Repeating the same span of time from different perspectives should deflate the suspense, but it only grows more intense with each pass. The moments of familial regret and personal communication the characters allow themselves adds flecks of humanity, which only emphasises the imminent ramifications. Even though we’re onlookers to this nightmarish American exceptionalism, the global fragility in this what-if scenario is unavoidable as Bigelow and her crew expertly take you to the brink. “This is insanity,” the president exclaims. Brady replies: “This is reality.” In a House of Dynamite, they’re both right.
Murdaugh: Death in the Family ★★½ (Disney+)
An eight-part true crime drama, this limited series about Alex Murdaugh, the privileged South Carolina lawyer whose ever-worsening criminal deeds led to a highly public downfall, is straightforward, professional, and easy to abide. What it lacks is surprise, genuine insight or a broader historic purpose. A powerful man from a powerful family spins out of control, tries to pervert justice and the fallout is terrible. It’s the norm in the 21st century.
First seen on the night of June 7, 2021, when he discovers his wife Maggie (Patricia Arquette) and 22-year-old son Paul (Johnn Berchtold) shot dead at the family’s hunting lodge, Alex (Jason Clarke) is a good ol’ boy with a bad attitude. Professionally corrupt and personal flawed, he knows everyone and makes sure everyone knows the family’s sway: “The truth is irrelevant,” Alex tells his oldest son, Buster (Will Harrison). “You’re a Murdaugh.”
Doused in all kinds of southern comforts, the show has an over-qualified cast for this kind of tarnished transcription. Alex is florid catnip for Clarke’s facility with crooked villains, while J. Smith-Cameron (Succession) and Noah Emmerich (The Americans) fill out underdone supporting roles and Brittany Snow plays Mandy Matney, the local journalist who pursued the scandal and created the source material. The horrible revelations steadily accumulate, and the entitlement grows nauseous, but the storytelling is workmanlike. Ticking boxes isn’t enough in this genre any more.
Reformed ★★★★ (HBO Max)
A first job out of college is a genuine test of faith in this is wryly engaging French comic-drama, which follows a young rabbi, Lea Schmoll (Elsa Guedj), who genuinely wants to help her Jewish congregation but lacks confidence and experience. The half-hour episodes are invested in spiritual practice and loving family friction – Lea’s psychologist father, Andre (Eric Elmosnino), considers her career choice a personal affront. Set in Strasbourg, Reformed is attentive to personal stakes yet rarely overdoes the bittersweet or sitcom crises. This low-key, thoughtful show is a welcome change of pace.
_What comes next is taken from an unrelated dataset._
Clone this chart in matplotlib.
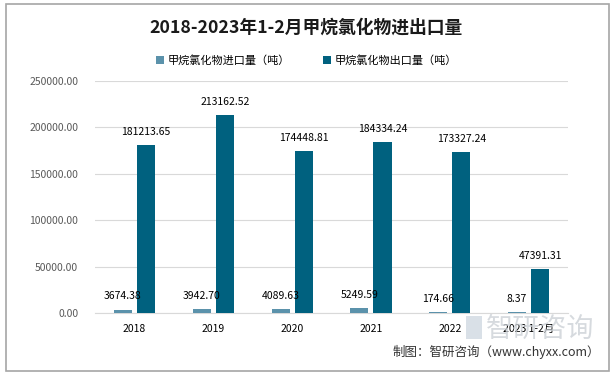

Burden of Dreams ★★★★(DocPlay)
Newly restored, this 1982 documentary remains a telling inquiry into the obsession and excess of the filmmaking process. Director Les Blank follows German filmmaker Werner Herzog through the production of Fitzcarraldo, a period epic shot on location along the Amazon River in the Peruvian jungle. Months give way to years as the setbacks mount up and Herzog ages before your eyes. There are moments of black comedy, and an unhinged leading man in Klaus Kinski, but beyond that is Herzog’s worrying commitment to physically creating wilfully difficult images whatever the cost.
Devil in Disguise: John Wayne Gacy ★★★(Binge)
It’s a stretch to call a show about an infamous serial killer a balm, but nonetheless after the ludicrous, offensive failure that was Netflix’s Monster: The Ed Gein Story this limited series is a necessary, albeit chilling, course correction for the genre.
Created by Patrick Macmanus (The Girl from Plainville), it’s primarily a procedural study of how individual evil can navigate the everyday world. You don’t witness the many murders of Gacy (Michael Chernus), but you get a sense of his victims and the immense pain left in Gacy’s wake. I appreciated the care and professionalism.
Love Life ★★★½ (Netflix)
Available on Netflix for the first time, the two seasons of this romantic-comedy anthology – the first starring Anna Kendrick (Pitch Perfect), the second William Jackson Harper (The Good Place) – follow their protagonist through the years and over the ups and down of romantic entanglement. It can be charming and mellifluous, but it’s also willing to engage with questionable rationalisations, infidelity and the fears that underpin bad decisions. While the second season has sharper elbows, both instalments are willing to uncomfortably bend the romantic-comedy without breaking it.